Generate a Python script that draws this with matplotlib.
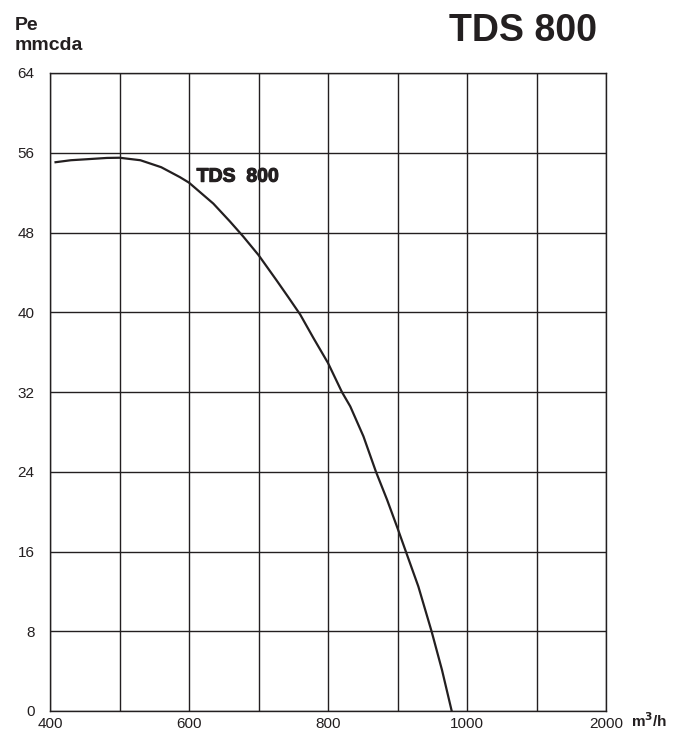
import matplotlib
matplotlib.use("Agg")
import matplotlib.pyplot as plt
import matplotlib.patheffects as pe
import numpy as np

plt.rcParams['font.family'] = ['Liberation Sans', 'DejaVu Sans']

# Data (flow m3/h, pressure mmcda)
flow = [408, 430, 453, 482, 500, 530, 560, 587, 600, 620, 635, 659, 678, 700,
        726, 743, 760, 779, 800, 820, 832, 851, 869, 885, 900, 912, 930, 949,
        964, 978]
pressure = [55.05, 55.25, 55.35, 55.48, 55.5, 55.25, 54.55, 53.55, 53.0, 51.8,
            50.9, 49.1, 47.6, 45.74, 43.2, 41.5, 39.77, 37.42, 34.91, 32.0,
            30.56, 27.55, 24.0, 21.19, 18.35, 16.0, 12.49, 8.0, 4.12, 0.0]

x_ticks = [400, 600, 800, 1000, 2000]
x_grid = [400, 500, 600, 700, 800, 900, 1000, 1500, 2000]
y_ticks = [0, 8, 16, 24, 32, 40, 48, 56, 64]

INK = '#231f20'


def fwd(q):
    q = np.asarray(q, dtype=float)
    return np.where(q <= 1000, (q - 400) / 100.0, 6 + (q - 1000) / 500.0)


def inv(p):
    p = np.asarray(p, dtype=float)
    return np.where(p <= 6, 400 + p * 100.0, 1000 + (p - 6) * 500.0)


fig = plt.figure(figsize=(6.9, 7.31), dpi=100)
ax = fig.add_axes([50 / 690, 20 / 731, 556 / 690, 638 / 731])
ax.set_xscale('function', functions=(fwd, inv))
ax.set_xlim(400, 2000)
ax.set_ylim(0, 64)

ax.set_xticks(x_grid)
ax.set_xticklabels([str(v) if v in x_ticks else '' for v in x_grid])
ax.set_yticks(y_ticks)
ax.set_yticklabels([str(v) for v in y_ticks])
ax.tick_params(axis='both', length=0, labelsize=11, colors=INK)
ax.tick_params(axis='y', pad=11)
ax.tick_params(axis='x', pad=4)
ax.grid(True, color=INK, linewidth=1.0)
for s in ax.spines.values():
    s.set_color(INK)
    s.set_linewidth(1.0)

ax.plot(flow, pressure, color=INK, linewidth=1.6, zorder=3)

ax.text(611, 53.1, 'TDS  800', fontsize=14, fontweight='bold', color=INK,
        ha='left', va='baseline',
        path_effects=[pe.withStroke(linewidth=0.8, foreground=INK)])

fig.text(15 / 690, 1 - 30 / 731, 'Pe', fontsize=14, fontweight='bold',
         color=INK, ha='left', va='baseline')
fig.text(15 / 690, 1 - 50 / 731, 'mmcda', fontsize=14, fontweight='bold',
         color=INK, ha='left', va='baseline')
fig.text(597 / 690, 1 - 41 / 731, 'TDS 800', fontsize=27, fontweight='bold',
         color=INK, ha='right', va='baseline')
fig.text(631 / 690, 1 - 727 / 731, r'm$^{\mathbf{3}}$/h', fontsize=11, fontweight='bold',
         color=INK, ha='left', va='baseline')

fig.savefig('out.png', dpi=100)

_WRITTEN INSTRUCTION:_ Pictures stay out. Print the data exactly, from its first line through the line containing "plt.rcParams['font.family'] = ['Liberation".

_CORRECT RESPONSE:_
Generate a Python script that draws this with matplotlib.
import matplotlib
matplotlib.use("Agg")
import matplotlib.pyplot as plt
import matplotlib.patheffects as pe
import numpy as np

plt.rcParams['font.family'] = ['Liberation Sans', 'DejaVu Sans']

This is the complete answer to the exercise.